**GIVEN REQUEST:** Print exactly the lines from the first one down to the line containing "of logic circuit.</text>", both ends included, with no pictures and nothing else.

**DATA LINES:**
────────────────────
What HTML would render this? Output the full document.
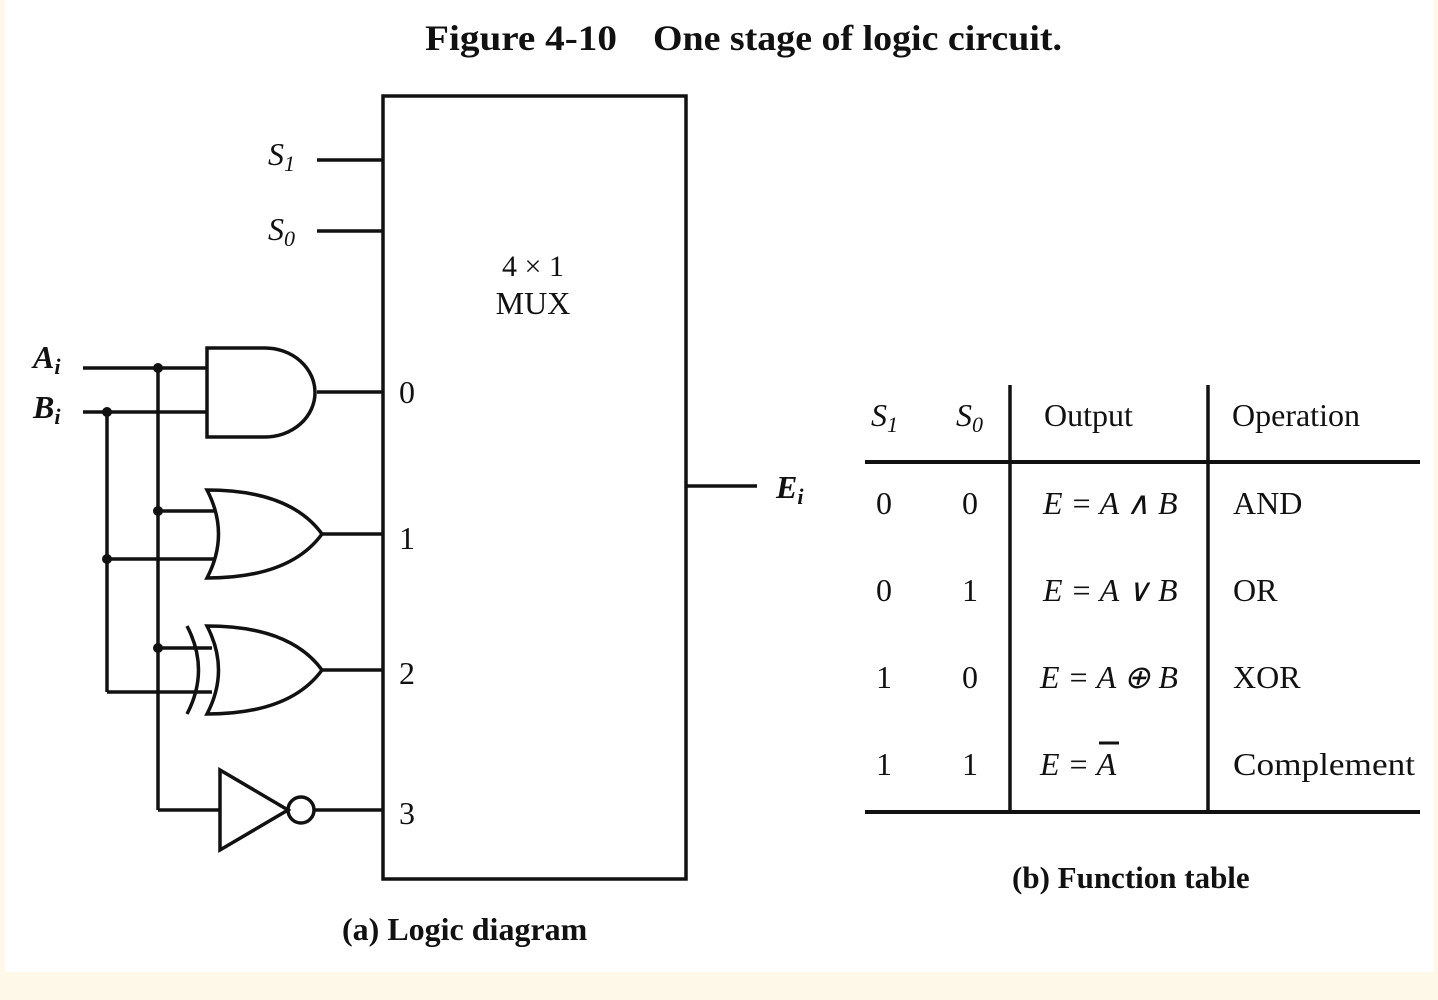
<!DOCTYPE html>
<html><head><meta charset="utf-8"><style>
html,body{margin:0;padding:0;background:#fdf8e6;}
svg{display:block}
text{font-family:"Liberation Serif",serif;fill:#111;}
</style></head><body>
<svg width="1438" height="1000" viewBox="0 0 1438 1000" xmlns="http://www.w3.org/2000/svg">
<rect x="0" y="0" width="1438" height="1000" fill="#fdf8e8"/>
<rect x="5" y="0" width="1429" height="972" fill="#ffffff"/>
<text x="425" y="50" font-size="36" font-weight="bold" textLength="192" lengthAdjust="spacingAndGlyphs">Figure 4-10</text>
<text x="653" y="50" font-size="36" font-weight="bold" textLength="409" lengthAdjust="spacingAndGlyphs">One stage of logic circuit.</text>

<g stroke="#111" stroke-width="3.5" fill="none">
<rect x="383" y="96" width="303" height="783"/>
<line x1="317" y1="160" x2="383" y2="160"/>
<line x1="317" y1="231" x2="383" y2="231"/>
<line x1="686" y1="486" x2="757" y2="486"/>
<line x1="83" y1="368" x2="207" y2="368"/>
<line x1="83" y1="412" x2="207" y2="412"/>
<line x1="158" y1="368" x2="158" y2="810"/>
<line x1="107" y1="412" x2="107" y2="692"/>
<line x1="158" y1="810" x2="220" y2="810"/>
<path d="M207 348 H265 A50 44.5 0 0 1 265 437 H207 Z"/>
<line x1="317" y1="392" x2="383" y2="392"/>
<line x1="158" y1="511" x2="214" y2="511"/>
<line x1="107" y1="559" x2="214" y2="559"/>
<path d="M207 490 Q230 534 207 578 Q290 578 322 534 Q290 490 207 490 Z"/>
<line x1="322" y1="534" x2="383" y2="534"/>
<line x1="158" y1="648" x2="212" y2="648"/>
<line x1="107" y1="692" x2="212" y2="692"/>
<path d="M207 626 Q230 670 207 714 Q290 714 322 670 Q290 626 207 626 Z"/>
<path d="M187 626 Q210 670 187 714"/>
<line x1="322" y1="670" x2="383" y2="670"/>
<path d="M220 770 L288 810 L220 850 Z"/>
<circle cx="301" cy="810" r="13"/>
<line x1="314" y1="810" x2="383" y2="810"/>
<line x1="1010" y1="385" x2="1010" y2="812"/>
<line x1="1208" y1="385" x2="1208" y2="812"/>
<line x1="865" y1="462" x2="1420" y2="462" stroke-width="4"/>
<line x1="865" y1="812" x2="1420" y2="812" stroke-width="4"/>
</g>
<g fill="#111">
<circle cx="158" cy="368" r="5"/><circle cx="107" cy="412" r="5"/>
<circle cx="158" cy="511" r="5"/><circle cx="107" cy="559" r="5"/>
<circle cx="158" cy="648" r="5"/>
</g>

<g font-size="32">
<text x="268" y="165" font-style="italic">S<tspan font-size="22" dy="6">1</tspan></text>
<text x="268" y="240" font-style="italic">S<tspan font-size="22" dy="6">0</tspan></text>
<text x="33" y="368" font-style="italic" font-weight="bold">A<tspan font-size="22" dy="6">i</tspan></text>
<text x="33" y="418" font-style="italic" font-weight="bold">B<tspan font-size="22" dy="6">i</tspan></text>
<text x="776" y="498" font-style="italic" font-weight="bold">E<tspan font-size="22" dy="6">i</tspan></text>
<text x="533" y="276" text-anchor="middle" font-size="30">4 × 1</text>
<text x="533" y="314" text-anchor="middle" font-size="32">MUX</text>
<text x="399" y="403">0</text>
<text x="399" y="549">1</text>
<text x="399" y="684">2</text>
<text x="399" y="824">3</text>

<text x="871" y="426" font-style="italic">S<tspan font-size="22" dy="6">1</tspan></text>
<text x="956" y="426" font-style="italic">S<tspan font-size="22" dy="6">0</tspan></text>
<text x="1044" y="426">Output</text>
<text x="1232" y="426">Operation</text>

<text x="876" y="514">0</text><text x="962" y="514">0</text>
<text x="1043" y="514" font-style="italic">E = A ∧ B</text><text x="1233" y="514">AND</text>
<text x="876" y="601">0</text><text x="962" y="601">1</text>
<text x="1043" y="601" font-style="italic">E = A ∨ B</text><text x="1233" y="601">OR</text>
<text x="876" y="688">1</text><text x="962" y="688">0</text>
<text x="1040" y="688" font-style="italic">E = A ⊕ B</text><text x="1233" y="688">XOR</text>
<text x="876" y="775">1</text><text x="962" y="775">1</text>
<text x="1040" y="775" font-style="italic">E = A</text><text x="1233" y="775" textLength="182" lengthAdjust="spacingAndGlyphs">Complement</text>
<text x="1012" y="888" font-weight="bold" font-size="31">(b) Function table</text>
<text x="342" y="940" font-weight="bold" font-size="32">(a) Logic diagram</text>
</g>
<line x1="1099" y1="743" x2="1119" y2="743" stroke="#111" stroke-width="3"/>
</svg>
</body></html>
────────────────────
**FINAL RESULT:**
What HTML would render this? Output the full document.
<!DOCTYPE html>
<html><head><meta charset="utf-8"><style>
html,body{margin:0;padding:0;background:#fdf8e6;}
svg{display:block}
text{font-family:"Liberation Serif",serif;fill:#111;}
</style></head><body>
<svg width="1438" height="1000" viewBox="0 0 1438 1000" xmlns="http://www.w3.org/2000/svg">
<rect x="0" y="0" width="1438" height="1000" fill="#fdf8e8"/>
<rect x="5" y="0" width="1429" height="972" fill="#ffffff"/>
<text x="425" y="50" font-size="36" font-weight="bold" textLength="192" lengthAdjust="spacingAndGlyphs">Figure 4-10</text>
<text x="653" y="50" font-size="36" font-weight="bold" textLength="409" lengthAdjust="spacingAndGlyphs">One stage of logic circuit.</text>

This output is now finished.